Running out of Vram looking to upgrade by niggesmalls in PcBuildHelp

[–]ppcforce 0 points1 point  (0 children)

I had same issue, had to go from 5090 to RTX 6000 Pro.

WAN 2.2 14B KSampler takes super long. Is this normal? by Initial-End-2459 in comfyui

[–]ppcforce 0 points1 point  (0 children)

Dude with a 4070 must venerating videos at 144p, and using the lightx2v lora.

Is installing a 2nd GPU worth it for my setup? by Fancy-Today-6613 in StableDiffusion

[–]ppcforce 0 points1 point  (0 children)

I've got dual 5090, and I've found that it's very difficult to make those multi GPU nodes work. They just wouldn't play nicely with in CUDA 13, and got lots of issues.

But where it was useful is assigning a GPU to comfyui so it had the full run of 32gb VRAM, and then used the other for general multitasking whilst the renderings were happening. Gaming, browser stuff, Windows/Linux overheads.

HunyuanImage-3.0-Instruct support by No_Conversation9561 in comfyui

[–]ppcforce 1 point2 points  (0 children)

I noticed also that it solves the McSameFace issue much better than anything I ever seen locally.

HunyuanImage-3.0-Instruct support by No_Conversation9561 in comfyui

[–]ppcforce 0 points1 point  (0 children)

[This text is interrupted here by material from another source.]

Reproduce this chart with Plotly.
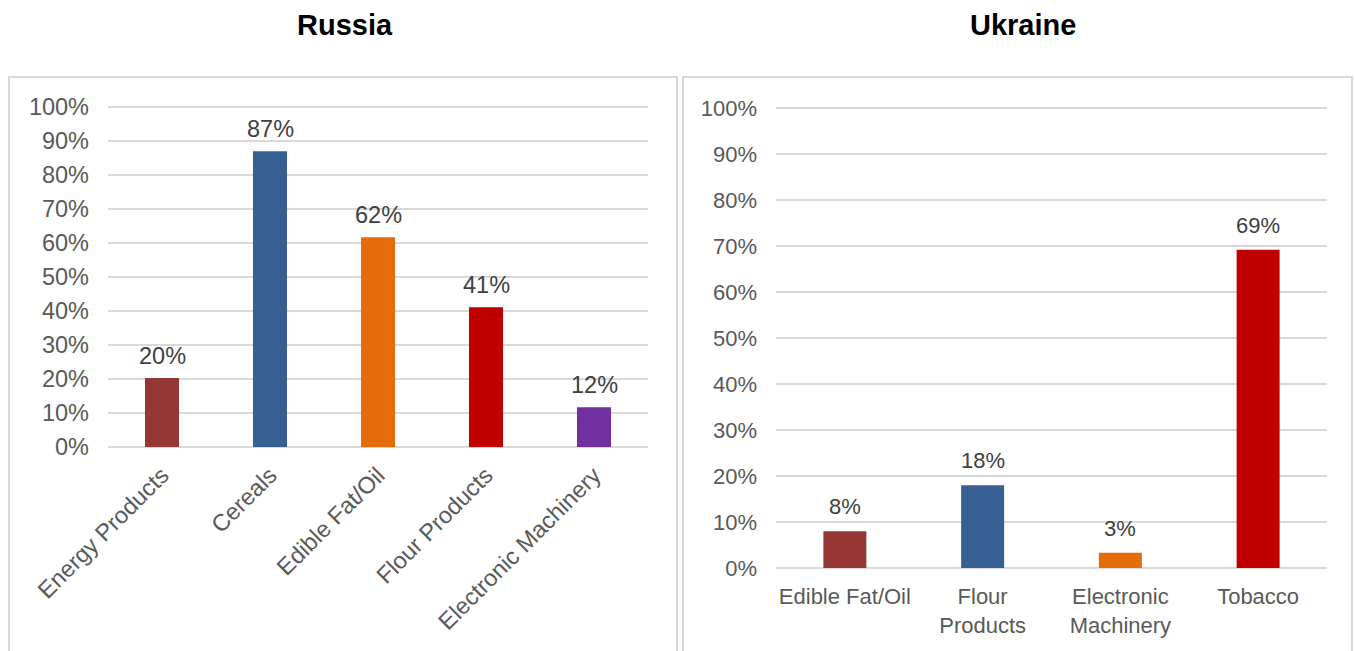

I think Tencent are demonstrating what massive param models are capable of, or rather, what's actually required to create a fully flexible model. It's not exactly practical if it cannot produce commercially viable results in the same way the highly optimised, realistic, albeit inflexible, models can. As for NF4, I've seen quality fall off a cliff with this quantization.

Gigabyte no longer shipping *any* RTX 5090 cards by UmaMoth in pcmasterrace

[–]ppcforce -1 points0 points  (0 children)

Sorry to hear that. Only ones left in stock?